Russia, U.S. tight-lipped about deadly Syria episode involving their forces

The United States is still unsure who directed a Feb. 7 attack on U.S. and U.S.-backed forces in Syria, Defense Secretary Jim Mattis said on Saturday, even as he acknowledged accounts that Russian civilian contractors were involved.

Depending on who is talking, anywhere from 5 to 300 Russians were killed on Feb. 7

U.S. Secretary of Defence Jim Mattis addresses a news conference during a NATO defence ministers meeting at the Alliance headquarters in Brussels, Belgium, February 15, 2018. REUTERS/Francois Lenoir - RC1B5AD0FFA0 (REUTERS)

The United States is still unsure who directed a Feb. 7 attack on U.S. and U.S.-backed forces in Syria, Defence Secretary Jim Mattis said on Saturday, even as he acknowledged accounts that Russian civilian contractors were involved.

Reuters has reported that about 300 men working for a Kremlin-linked Russian private military firm were either killed or injured in Syria in a battle near the city of Deir al-Zor.

The U.S. has estimated about 100 pro-Syrian government forces were killed by U.S. strikes to repel the Feb. 7 attack.

Russian military officers told the United States during the incident that Moscow was not involved. The Pentagon has declined to comment on the exact makeup of the attacking forces and Mattis appeared at a loss to explain the incident 10 days later.

"I still cannot give you any more information on why they would do this. But they took direction from someone," Mattis told reporters flying back to Washington with him from a trip to Europe, according to a Pentagon transcript.
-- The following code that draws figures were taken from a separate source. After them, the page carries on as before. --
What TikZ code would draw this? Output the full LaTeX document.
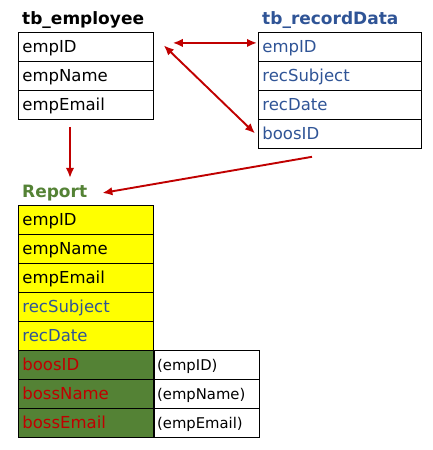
\documentclass[tikz,border=0pt]{standalone}
\usepackage{fontspec}
\setmainfont{DejaVu Sans}
\definecolor{tbblue}{RGB}{47,84,150}
\definecolor{tbgreen}{RGB}{84,130,53}
\definecolor{tbred}{RGB}{192,0,0}
\definecolor{tbyellow}{RGB}{255,255,0}
\usetikzlibrary{arrows.meta,positioning}

\begin{document}
\begin{tikzpicture}[x=1pt,y=-1pt,>={Latex[length=10pt,width=8.5pt]},
  field/.style={draw=black,line width=0.8pt,anchor=north west,minimum height=29pt,
    inner xsep=4pt,inner ysep=0pt,text width=127pt,text height=14pt,text depth=2pt,
    align=left,font=\fontsize{16.5}{18}\selectfont},
  note/.style={field,text width=99pt,inner xsep=3pt,text height=13.5pt,
    font=\fontsize{14.8}{16}\selectfont},
  title/.style={anchor=base west,inner sep=0pt,font=\fontsize{17}{19}\selectfont\bfseries},
  link/.style={tbred,line width=1.9pt}]
  \useasboundingbox (0,0) rectangle (432,450);
  % tb_employee
  \node[title] (emp) at (22,24) {tb\_employee};
  \foreach \l [count=\i] in {empID,empName,empEmail}
    \node[field] (emp\i) at (18,{32+29*(\i-1)}) {\l};
  % tb_recordData
  \node[title,text=tbblue] (rec) at (262,24) {tb\_recordData};
  \foreach \l [count=\i] in {empID,recSubject,recDate,boosID}
    \node[field,text=tbblue,text width=155pt] (rec\i) at (258,{32+29*(\i-1)}) {\l};
  % Report
  \node[title,text=tbgreen] (rep) at (22,197) {Report};
  \foreach \l/\c/\t [count=\i] in {
    empID/tbyellow/black,
    empName/tbyellow/black,
    empEmail/tbyellow/black,
    recSubject/tbyellow/tbblue,
    recDate/tbyellow/tbblue,
    boosID/tbgreen/tbred,
    bossName/tbgreen/tbred,
    bossEmail/tbgreen/tbred}
    \node[field,fill=\c,text=\t] (rep\i) at (18,{205+29*(\i-1)}) {\l};
  \foreach \l [count=\i from 6] in {{(empID)},{(empName)},{(empEmail)}}
    \node[note] (src\i) at (rep\i.north east) {\l};
  % links
  \draw[link,<->] ([xshift=19pt,yshift=4pt]emp1.east) -- ([xshift=-1pt,yshift=4pt]rec1.west);
  \draw[link,<->] ([xshift=10pt,yshift=1.5pt]emp1.east) -- ([xshift=-3pt,yshift=0.5pt]rec4.west);
  \draw[link,->] ([xshift=52pt,yshift=-7pt]emp3.south west) -- ([xshift=48pt,yshift=6.5pt]rep.north west);
  \draw[link,->] ([xshift=54pt,yshift=-8pt]rec4.south west) -- ([xshift=15pt,yshift=4pt]rep.base east);
\end{tikzpicture}
\end{document}
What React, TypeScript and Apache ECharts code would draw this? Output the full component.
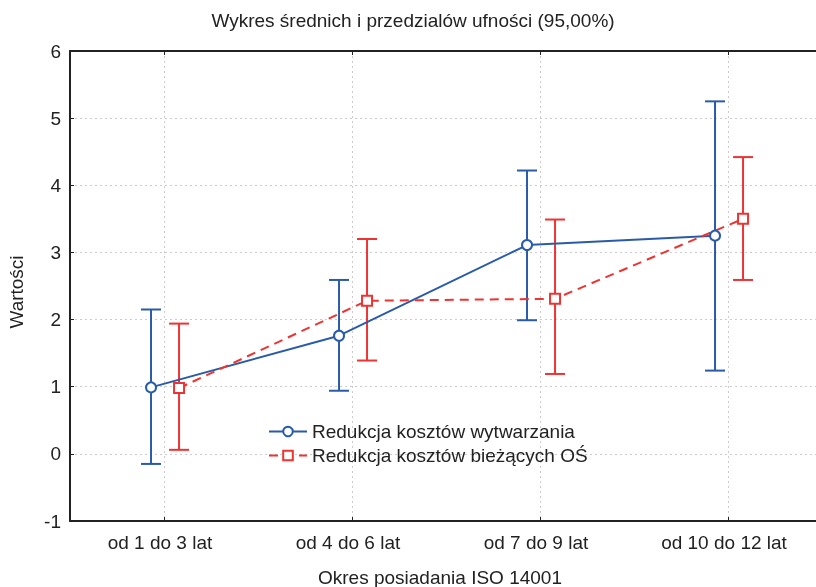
import React, { useEffect, useRef } from "react";
import * as echarts from "echarts";

const categories = ["od 1 do 3 lat", "od 4 do 6 lat", "od 7 do 9 lat", "od 10 do 12 lat"];
const seriesNames = ["Redukcja kosztów wytwarzania", "Redukcja kosztów bieżących OŚ"];
const blueMean = [0.99, 1.76, 3.11, 3.25];
const blueLow = [-0.15, 0.94, 1.99, 1.24];
const blueHigh = [2.15, 2.59, 4.22, 5.25];
const redMean = [0.98, 2.28, 2.31, 3.5];
const redLow = [0.06, 1.39, 1.19, 2.59];
const redHigh = [1.94, 3.2, 3.49, 4.42];
const yTicks = [-1, 0, 1, 2, 3, 4, 5, 6];

const BLUE = "#2a5ba8";
const RED = "#ee3333";
const INK = "#222222";
const FONT = "'Liberation Sans', Arial, sans-serif";
const FS = 19;
const BLUE_OFF = -0.069;
const RED_OFF = 0.08;
// the plot continues past the right edge of the page: 746 visible px of a 188 px-per-category scale
const X_MIN = -0.5;
const X_MAX = -0.5 + 746 / 188;

function errorBarItem(color: string) {
  return (params: any, api: any) => {
    const x = api.value(0);
    const lo = api.coord([x, api.value(1)]);
    const hi = api.coord([x, api.value(2)]);
    const cap = 10;
    const style = { stroke: color, lineWidth: 2 };
    return {
      type: "group",
      children: [
        { type: "line", shape: { x1: lo[0], y1: lo[1], x2: hi[0], y2: hi[1] }, style },
        { type: "line", shape: { x1: lo[0] - cap, y1: lo[1], x2: lo[0] + cap, y2: lo[1] }, style },
        { type: "line", shape: { x1: hi[0] - cap, y1: hi[1], x2: hi[0] + cap, y2: hi[1] }, style },
      ],
    };
  };
}

export default function App() {
  const ref = useRef<HTMLDivElement>(null);
  useEffect(() => {
    if (!ref.current) return;
    const chart = echarts.init(ref.current, undefined, { renderer: "svg" });
    const catIdx = categories.map((_, i) => i);
    const gridLine = { show: true, lineStyle: { color: "#cccccc", width: 1, type: [2, 3] as any } };
    const axisLine = { show: true, onZero: false, lineStyle: { color: INK, width: 2 } };
    chart.setOption({
      animation: false,
      textStyle: { fontFamily: FONT },
      grid: { left: 70, top: 51, right: 0, height: 470 },
      legend: {
        orient: "vertical",
        left: 268,
        top: 422,
        padding: 0,
        itemWidth: 38,
        itemHeight: 12,
        itemGap: 5,
        data: seriesNames,
        textStyle: { fontSize: FS, color: INK, fontFamily: FONT, lineHeight: 18 },
      },
      graphic: [
        {
          type: "text",
          x: 413,
          y: 20,
          style: {
            text: "Wykres średnich i przedzialów ufności (95,00%)",
            font: `${FS}px ${FONT}`,
            fill: INK,
            align: "center",
            verticalAlign: "middle",
          },
        },
        {
          type: "text",
          x: 440,
          y: 577,
          style: {
            text: "Okres posiadania ISO 14001",
            font: `${FS}px ${FONT}`,
            fill: INK,
            align: "center",
            verticalAlign: "middle",
          },
        },
        {
          type: "text",
          x: 16,
          y: 292,
          rotation: Math.PI / 2,
          style: {
            text: "Wartości",
            font: `${FS}px ${FONT}`,
            fill: INK,
            align: "center",
            verticalAlign: "middle",
          },
        },
      ],
      xAxis: [
        {
          type: "value",
          position: "bottom",
          min: X_MIN,
          max: X_MAX,
          axisLine,
          axisTick: { show: true, inside: true, length: 4, customValues: catIdx, lineStyle: { color: INK } },
          axisLabel: {
            customValues: catIdx,
            formatter: (v: number) => categories[Math.round(v)] ?? "",
            fontSize: FS,
            color: INK,
            margin: 12,
            padding: [0, 8, 0, 0],
            fontFamily: FONT,
          },
          splitLine: gridLine,
        },
        {
          type: "value",
          position: "top",
          min: X_MIN,
          max: X_MAX,
          axisLine,
          axisTick: { show: true, inside: true, length: 4, customValues: catIdx, lineStyle: { color: INK } },
          axisLabel: { show: false },
          splitLine: { show: false },
        },
      ],
      yAxis: {
        type: "value",
        min: -1,
        max: 6,
        interval: 1,
        axisLine,
        axisTick: { show: true, inside: true, length: 4, lineStyle: { color: INK } },
        axisLabel: {
          fontSize: FS,
          color: INK,
          margin: 9,
          fontFamily: FONT,
          formatter: (v: number) => (yTicks.includes(v) ? String(v) : ""),
        },
        splitLine: gridLine,
      },
      series: [
        {
          name: "blueErr",
          type: "custom",
          z: 1,
          renderItem: errorBarItem(BLUE),
          encode: { x: 0, y: [1, 2] },
          data: categories.map((_, i) => [i + BLUE_OFF, blueLow[i], blueHigh[i]]),
        },
        {
          name: "redErr",
          type: "custom",
          z: 1,
          renderItem: errorBarItem(RED),
          encode: { x: 0, y: [1, 2] },
          data: categories.map((_, i) => [i + RED_OFF, redLow[i], redHigh[i]]),
        },
        {
          name: seriesNames[0],
          type: "line",
          z: 3,
          symbol: "emptyCircle",
          symbolSize: 10,
          color: BLUE,
          itemStyle: { color: BLUE, borderWidth: 2 },
          lineStyle: { color: BLUE, width: 2 },
          data: categories.map((_, i) => [i + BLUE_OFF, blueMean[i]]),
        },
        {
          name: seriesNames[1],
          type: "line",
          z: 3,
          symbol: "emptyRect",
          symbolSize: 10,
          color: RED,
          itemStyle: { color: RED, borderWidth: 2 },
          lineStyle: { color: RED, width: 2, type: [9, 6] },
          data: categories.map((_, i) => [i + RED_OFF, redMean[i]]),
        },
      ],
    });
    return () => chart.dispose();
  }, []);
  return <div ref={ref} style={{ position: "fixed", left: 0, top: 0, width: 816, height: 587 }} />;
}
"Was it local direction? Was it from external sources? Don't ask me. I don't know."

Mattis said he "understood" that Moscow had acknowledged contractors were involved, without elaborating on whether that understanding came from press reports. Russian officials have told reporters that five Russian citizens may have been killed in clashes with U.S.-led coalition forces.

Russians considered to be contractors

Still, Russian officials deny they deploy private military contractors in Syria, saying Moscow's only military presence is a campaign of air strikes, a naval base, military instructors training Syrian forces, and limited numbers of special forces troops.

But according to people familiar with the deployment, Russia is using large numbers of the contractors in Syria because that allows Moscow to put more boots on the ground without risking regular soldiers whose deaths have to be accounted for.

The contractors, mostly ex-military, carry out missions assigned to them by the Russian military, the people familiar with the deployment said. Most are Russian citizens, though some have Ukrainian and Serbian passports.

The United States and Russia, while backing opposite sides in the Syria conflict, have taken pains to make sure that their forces do not accidentally collide. But the presence of the Russian contractors adds an element of unpredictability.

A Russian military vehicle is seen on the road heading to Deir al-Zor in Kabakeb on Sept. 21, 2017. Russia is using large numbers of ex-military members as contractors in Syria. (Omar Sanadiki/Reuters)

The U.S. military has said that in its effort to repel the attack on Feb. 7, U.S. forces on the ground called in coalition strikes for more than three hours, involving F-15E fighter jets, MQ-9 drones, B-52 bombers, AC-130 gunships and AH-64 Apache helicopters.

The U.S. military has said the attacking forces were aligned with the Syrian government and were backed by artillery, tanks, multiple-launch rocket systems and mortars.

"I doubt that 257 people all just decided on their individual own selves to suddenly cross the river into enemy territory and start shelling a location and manouevering tanks against it," Mattis said.

"So whatever happened, we'll try to figure it out. We'll work with, obviously, anyone who can answer that question, but I cannot, at this time."